Copy nothing but the text: reproduce each line of the listing exactly and leave the pictures out.

## Data segment
----
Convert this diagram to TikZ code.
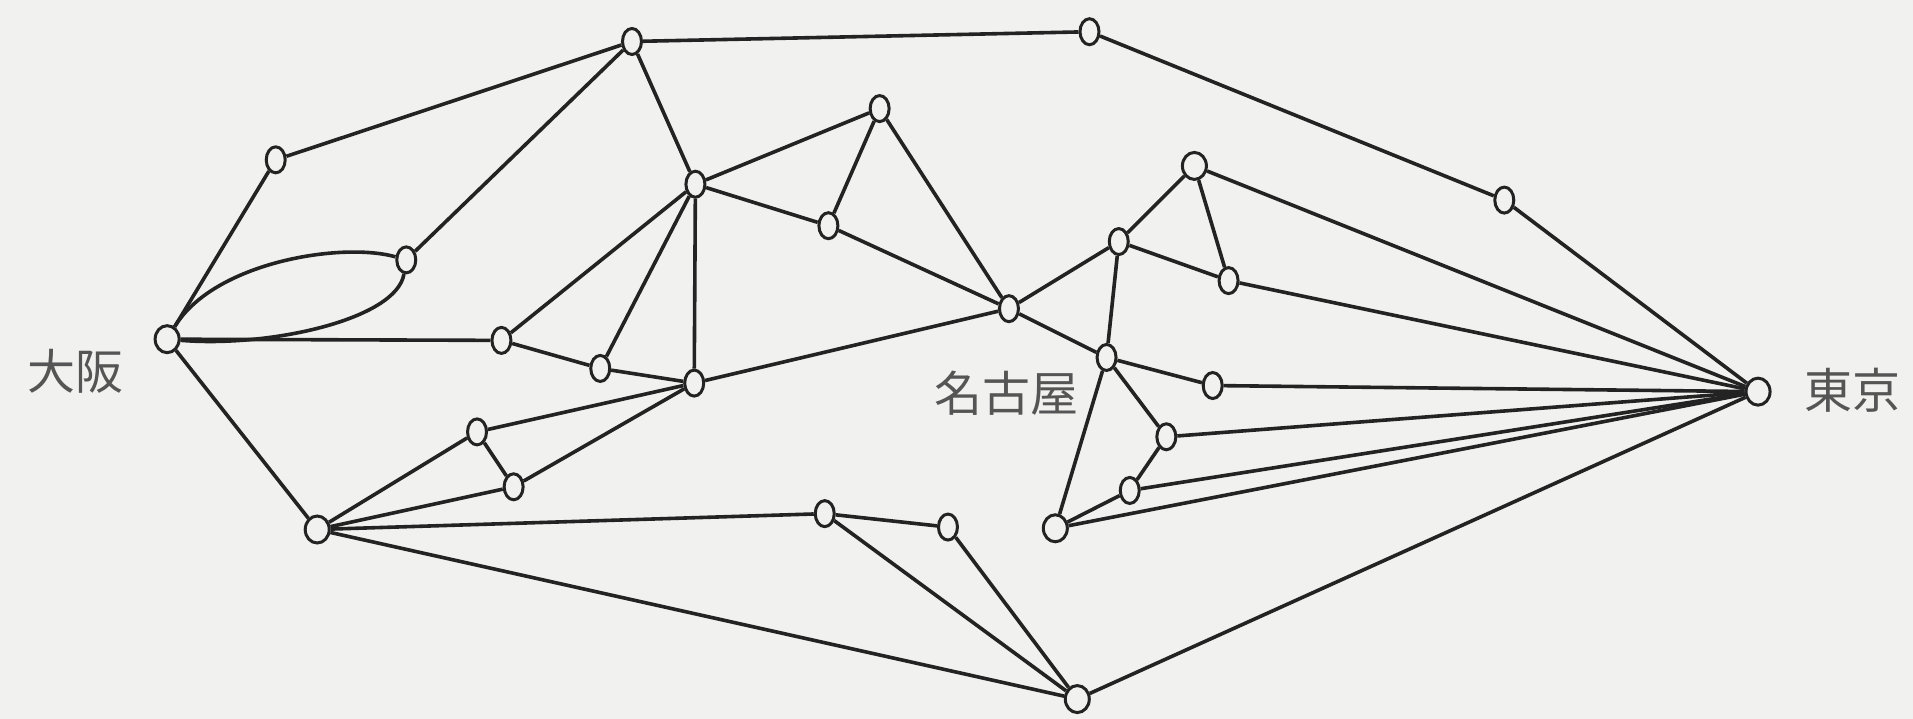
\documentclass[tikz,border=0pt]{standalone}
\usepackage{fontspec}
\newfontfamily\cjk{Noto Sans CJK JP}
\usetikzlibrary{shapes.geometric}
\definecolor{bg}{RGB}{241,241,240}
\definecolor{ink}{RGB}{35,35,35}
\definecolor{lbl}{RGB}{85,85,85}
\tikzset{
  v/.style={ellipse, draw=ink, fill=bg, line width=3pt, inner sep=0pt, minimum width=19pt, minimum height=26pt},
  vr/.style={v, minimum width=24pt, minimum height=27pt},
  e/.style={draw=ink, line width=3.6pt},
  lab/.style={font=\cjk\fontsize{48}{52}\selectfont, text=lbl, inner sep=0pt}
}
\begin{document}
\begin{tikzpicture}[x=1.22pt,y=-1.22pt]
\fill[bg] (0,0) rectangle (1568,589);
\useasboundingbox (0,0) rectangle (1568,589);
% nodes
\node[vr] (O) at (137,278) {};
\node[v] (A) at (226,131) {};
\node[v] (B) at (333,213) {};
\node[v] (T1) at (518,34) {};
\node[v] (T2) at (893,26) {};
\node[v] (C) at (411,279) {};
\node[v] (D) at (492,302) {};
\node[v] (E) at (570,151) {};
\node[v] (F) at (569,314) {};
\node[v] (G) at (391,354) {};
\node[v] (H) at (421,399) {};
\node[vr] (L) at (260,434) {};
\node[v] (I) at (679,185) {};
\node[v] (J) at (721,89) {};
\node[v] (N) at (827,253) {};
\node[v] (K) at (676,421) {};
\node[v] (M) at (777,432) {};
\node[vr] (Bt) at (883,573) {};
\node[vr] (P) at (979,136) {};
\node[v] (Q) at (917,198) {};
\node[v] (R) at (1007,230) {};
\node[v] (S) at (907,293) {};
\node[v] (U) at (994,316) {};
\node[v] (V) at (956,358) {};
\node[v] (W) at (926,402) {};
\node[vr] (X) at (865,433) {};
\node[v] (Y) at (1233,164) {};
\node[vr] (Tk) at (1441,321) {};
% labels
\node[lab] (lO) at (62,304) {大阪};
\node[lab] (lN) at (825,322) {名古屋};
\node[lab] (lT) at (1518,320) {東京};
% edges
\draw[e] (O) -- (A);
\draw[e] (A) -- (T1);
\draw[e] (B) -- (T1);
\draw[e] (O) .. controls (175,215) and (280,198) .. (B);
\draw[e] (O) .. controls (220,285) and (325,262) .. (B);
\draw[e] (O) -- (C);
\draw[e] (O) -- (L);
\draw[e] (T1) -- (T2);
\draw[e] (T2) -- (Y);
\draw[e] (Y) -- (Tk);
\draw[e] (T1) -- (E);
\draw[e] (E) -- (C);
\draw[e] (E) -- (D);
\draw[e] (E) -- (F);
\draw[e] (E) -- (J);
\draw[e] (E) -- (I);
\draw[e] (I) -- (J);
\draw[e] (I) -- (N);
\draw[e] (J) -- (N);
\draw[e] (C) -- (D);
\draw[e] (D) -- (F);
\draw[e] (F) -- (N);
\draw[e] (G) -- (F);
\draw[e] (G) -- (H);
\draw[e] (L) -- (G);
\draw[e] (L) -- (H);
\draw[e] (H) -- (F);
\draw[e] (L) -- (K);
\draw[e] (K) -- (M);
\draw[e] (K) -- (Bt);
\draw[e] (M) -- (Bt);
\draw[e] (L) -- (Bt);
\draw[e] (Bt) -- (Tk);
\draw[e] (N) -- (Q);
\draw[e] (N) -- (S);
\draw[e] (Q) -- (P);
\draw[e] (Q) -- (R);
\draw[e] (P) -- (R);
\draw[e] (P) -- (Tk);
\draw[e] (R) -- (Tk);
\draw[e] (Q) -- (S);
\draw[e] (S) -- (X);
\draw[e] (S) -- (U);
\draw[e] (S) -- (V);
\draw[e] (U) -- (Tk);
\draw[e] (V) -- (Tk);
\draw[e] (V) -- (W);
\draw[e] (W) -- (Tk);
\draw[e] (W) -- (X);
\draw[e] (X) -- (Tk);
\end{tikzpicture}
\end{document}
----
## Response to the exercise
Convert this diagram to TikZ code.
\documentclass[tikz,border=0pt]{standalone}
\usepackage{fontspec}
\newfontfamily\cjk{Noto Sans CJK JP}
\usetikzlibrary{shapes.geometric}
\definecolor{bg}{RGB}{241,241,240}
\definecolor{ink}{RGB}{35,35,35}
\definecolor{lbl}{RGB}{85,85,85}
\tikzset{
  v/.style={ellipse, draw=ink, fill=bg, line width=3pt, inner sep=0pt, minimum width=19pt, minimum height=26pt},
  vr/.style={v, minimum width=24pt, minimum height=27pt},
  e/.style={draw=ink, line width=3.6pt},
  lab/.style={font=\cjk\fontsize{48}{52}\selectfont, text=lbl, inner sep=0pt}
}
\begin{document}
\begin{tikzpicture}[x=1.22pt,y=-1.22pt]
\fill[bg] (0,0) rectangle (1568,589);
\useasboundingbox (0,0) rectangle (1568,589);
% nodes
\node[vr] (O) at (137,278) {};
\node[v] (A) at (226,131) {};
\node[v] (B) at (333,213) {};
\node[v] (T1) at (518,34) {};
\node[v] (T2) at (893,26) {};
\node[v] (C) at (411,279) {};
\node[v] (D) at (492,302) {};
\node[v] (E) at (570,151) {};
\node[v] (F) at (569,314) {};
\node[v] (G) at (391,354) {};
\node[v] (H) at (421,399) {};
\node[vr] (L) at (260,434) {};
\node[v] (I) at (679,185) {};
\node[v] (J) at (721,89) {};
\node[v] (N) at (827,253) {};
\node[v] (K) at (676,421) {};
\node[v] (M) at (777,432) {};
\node[vr] (Bt) at (883,573) {};
\node[vr] (P) at (979,136) {};
\node[v] (Q) at (917,198) {};
\node[v] (R) at (1007,230) {};
\node[v] (S) at (907,293) {};
\node[v] (U) at (994,316) {};
\node[v] (V) at (956,358) {};
\node[v] (W) at (926,402) {};
\node[vr] (X) at (865,433) {};
\node[v] (Y) at (1233,164) {};
\node[vr] (Tk) at (1441,321) {};
% labels
\node[lab] (lO) at (62,304) {大阪};
\node[lab] (lN) at (825,322) {名古屋};
\node[lab] (lT) at (1518,320) {東京};
% edges
\draw[e] (O) -- (A);
\draw[e] (A) -- (T1);
\draw[e] (B) -- (T1);
\draw[e] (O) .. controls (175,215) and (280,198) .. (B);
\draw[e] (O) .. controls (220,285) and (325,262) .. (B);
\draw[e] (O) -- (C);
\draw[e] (O) -- (L);
\draw[e] (T1) -- (T2);
\draw[e] (T2) -- (Y);
\draw[e] (Y) -- (Tk);
\draw[e] (T1) -- (E);
\draw[e] (E) -- (C);
\draw[e] (E) -- (D);
\draw[e] (E) -- (F);
\draw[e] (E) -- (J);
\draw[e] (E) -- (I);
\draw[e] (I) -- (J);
\draw[e] (I) -- (N);
\draw[e] (J) -- (N);
\draw[e] (C) -- (D);
\draw[e] (D) -- (F);
\draw[e] (F) -- (N);
\draw[e] (G) -- (F);
\draw[e] (G) -- (H);
\draw[e] (L) -- (G);
\draw[e] (L) -- (H);
\draw[e] (H) -- (F);
\draw[e] (L) -- (K);
\draw[e] (K) -- (M);
\draw[e] (K) -- (Bt);
\draw[e] (M) -- (Bt);
\draw[e] (L) -- (Bt);
\draw[e] (Bt) -- (Tk);
\draw[e] (N) -- (Q);
\draw[e] (N) -- (S);
\draw[e] (Q) -- (P);
\draw[e] (Q) -- (R);
\draw[e] (P) -- (R);
\draw[e] (P) -- (Tk);
\draw[e] (R) -- (Tk);
\draw[e] (Q) -- (S);
\draw[e] (S) -- (X);
\draw[e] (S) -- (U);
\draw[e] (S) -- (V);
\draw[e] (U) -- (Tk);
\draw[e] (V) -- (Tk);
\draw[e] (V) -- (W);
\draw[e] (W) -- (Tk);
\draw[e] (W) -- (X);
\draw[e] (X) -- (Tk);
\end{tikzpicture}
\end{document}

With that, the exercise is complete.